-- Input rows start --

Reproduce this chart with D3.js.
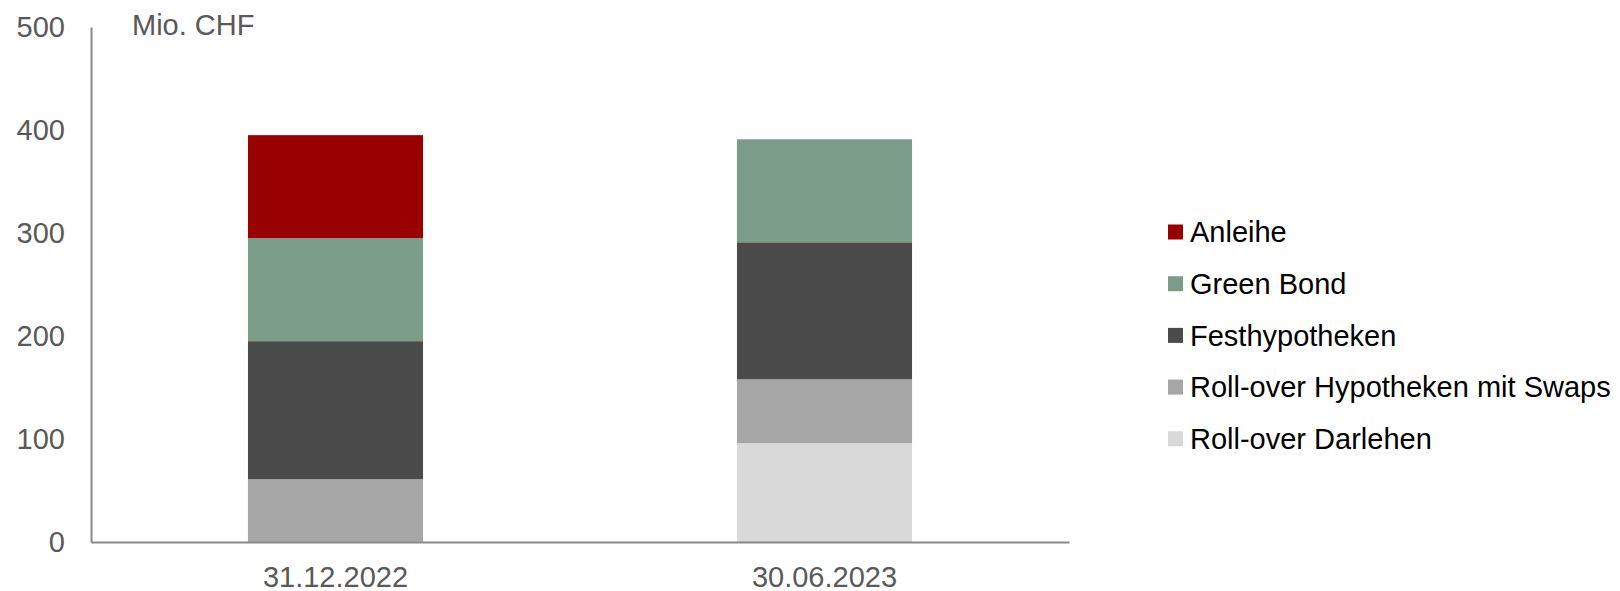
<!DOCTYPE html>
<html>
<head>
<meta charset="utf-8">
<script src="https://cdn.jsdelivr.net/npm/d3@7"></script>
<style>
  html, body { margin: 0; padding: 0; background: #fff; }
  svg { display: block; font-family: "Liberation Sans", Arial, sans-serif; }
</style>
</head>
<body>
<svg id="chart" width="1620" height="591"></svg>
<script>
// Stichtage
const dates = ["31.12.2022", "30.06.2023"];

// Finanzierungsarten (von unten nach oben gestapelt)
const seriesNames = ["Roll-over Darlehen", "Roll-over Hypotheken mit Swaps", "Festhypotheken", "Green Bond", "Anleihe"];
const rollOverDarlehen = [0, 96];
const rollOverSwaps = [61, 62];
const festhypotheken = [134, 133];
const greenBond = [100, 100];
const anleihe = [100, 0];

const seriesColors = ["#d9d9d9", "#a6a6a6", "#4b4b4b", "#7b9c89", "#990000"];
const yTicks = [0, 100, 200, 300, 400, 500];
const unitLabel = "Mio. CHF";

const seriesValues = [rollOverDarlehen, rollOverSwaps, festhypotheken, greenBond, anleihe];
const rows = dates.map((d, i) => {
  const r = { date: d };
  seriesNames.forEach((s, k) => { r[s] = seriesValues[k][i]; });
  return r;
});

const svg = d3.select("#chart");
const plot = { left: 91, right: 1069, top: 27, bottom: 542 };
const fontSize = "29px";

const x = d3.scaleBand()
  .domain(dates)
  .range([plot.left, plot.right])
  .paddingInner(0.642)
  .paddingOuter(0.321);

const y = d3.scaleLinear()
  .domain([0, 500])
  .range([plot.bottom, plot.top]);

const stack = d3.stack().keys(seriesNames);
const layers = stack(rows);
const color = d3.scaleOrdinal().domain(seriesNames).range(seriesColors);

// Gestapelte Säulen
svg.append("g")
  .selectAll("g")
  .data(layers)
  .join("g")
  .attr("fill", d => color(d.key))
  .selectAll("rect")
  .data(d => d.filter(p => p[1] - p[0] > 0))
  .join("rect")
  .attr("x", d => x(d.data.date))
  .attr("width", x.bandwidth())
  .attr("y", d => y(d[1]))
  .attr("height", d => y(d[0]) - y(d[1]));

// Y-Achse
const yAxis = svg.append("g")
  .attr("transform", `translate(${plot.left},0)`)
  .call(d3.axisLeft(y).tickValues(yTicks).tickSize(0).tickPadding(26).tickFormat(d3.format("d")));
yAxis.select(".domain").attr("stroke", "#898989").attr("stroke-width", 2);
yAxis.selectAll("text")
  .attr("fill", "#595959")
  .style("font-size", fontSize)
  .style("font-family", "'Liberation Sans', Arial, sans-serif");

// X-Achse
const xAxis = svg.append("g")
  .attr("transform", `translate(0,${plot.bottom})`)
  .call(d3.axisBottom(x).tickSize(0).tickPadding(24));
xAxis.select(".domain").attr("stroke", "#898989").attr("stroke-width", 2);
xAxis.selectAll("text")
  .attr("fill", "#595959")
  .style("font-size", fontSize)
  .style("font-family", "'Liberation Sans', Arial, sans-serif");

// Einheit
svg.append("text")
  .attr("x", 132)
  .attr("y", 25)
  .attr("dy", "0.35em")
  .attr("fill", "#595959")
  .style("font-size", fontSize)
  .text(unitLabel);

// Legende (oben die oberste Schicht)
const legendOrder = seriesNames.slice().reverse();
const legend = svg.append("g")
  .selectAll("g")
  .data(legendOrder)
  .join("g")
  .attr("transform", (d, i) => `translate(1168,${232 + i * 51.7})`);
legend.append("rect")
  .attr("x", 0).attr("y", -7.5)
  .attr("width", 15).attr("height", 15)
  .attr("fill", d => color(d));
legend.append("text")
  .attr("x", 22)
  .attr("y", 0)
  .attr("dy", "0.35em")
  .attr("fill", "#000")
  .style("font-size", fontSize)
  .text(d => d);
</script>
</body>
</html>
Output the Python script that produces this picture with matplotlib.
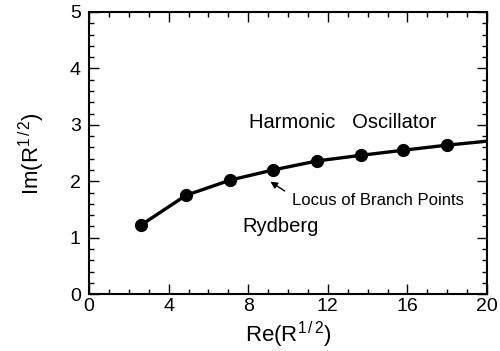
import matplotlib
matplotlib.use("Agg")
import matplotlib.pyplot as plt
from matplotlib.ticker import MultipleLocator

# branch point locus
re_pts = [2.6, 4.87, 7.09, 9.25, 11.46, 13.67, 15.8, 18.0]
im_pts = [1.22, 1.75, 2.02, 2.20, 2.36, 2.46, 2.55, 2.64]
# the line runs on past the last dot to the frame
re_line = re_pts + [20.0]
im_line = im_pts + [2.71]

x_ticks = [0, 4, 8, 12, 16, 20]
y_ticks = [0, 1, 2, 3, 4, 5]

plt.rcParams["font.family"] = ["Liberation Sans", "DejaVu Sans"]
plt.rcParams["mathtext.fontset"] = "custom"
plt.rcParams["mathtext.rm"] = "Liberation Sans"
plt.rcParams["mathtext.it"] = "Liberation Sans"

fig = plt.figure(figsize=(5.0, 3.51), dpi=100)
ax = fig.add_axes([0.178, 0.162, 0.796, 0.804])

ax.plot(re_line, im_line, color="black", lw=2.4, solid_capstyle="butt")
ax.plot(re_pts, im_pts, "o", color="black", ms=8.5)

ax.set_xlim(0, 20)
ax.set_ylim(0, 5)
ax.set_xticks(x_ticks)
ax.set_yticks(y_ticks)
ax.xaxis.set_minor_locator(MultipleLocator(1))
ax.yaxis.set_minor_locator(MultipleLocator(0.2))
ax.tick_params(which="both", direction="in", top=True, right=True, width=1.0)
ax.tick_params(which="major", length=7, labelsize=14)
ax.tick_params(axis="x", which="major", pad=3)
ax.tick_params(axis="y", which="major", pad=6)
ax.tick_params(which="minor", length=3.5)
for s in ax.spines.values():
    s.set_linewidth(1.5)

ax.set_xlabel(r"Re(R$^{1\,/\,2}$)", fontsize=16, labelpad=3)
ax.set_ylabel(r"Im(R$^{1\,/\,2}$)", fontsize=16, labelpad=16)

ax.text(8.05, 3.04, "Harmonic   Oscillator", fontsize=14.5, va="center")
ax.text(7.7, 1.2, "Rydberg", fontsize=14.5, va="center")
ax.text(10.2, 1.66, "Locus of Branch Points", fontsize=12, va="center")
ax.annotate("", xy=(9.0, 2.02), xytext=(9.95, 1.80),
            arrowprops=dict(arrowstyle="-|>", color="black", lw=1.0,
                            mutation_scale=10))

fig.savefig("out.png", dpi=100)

-- Input rows end --

Aim of the exercise
Repeat the lines between those holding "Output the Python" and "from matplotlib.ticker import MultipleLocator", inclusive. Pictures stay out.

Answer to this task
Output the Python script that produces this picture with matplotlib.
import matplotlib
matplotlib.use("Agg")
import matplotlib.pyplot as plt
from matplotlib.ticker import MultipleLocator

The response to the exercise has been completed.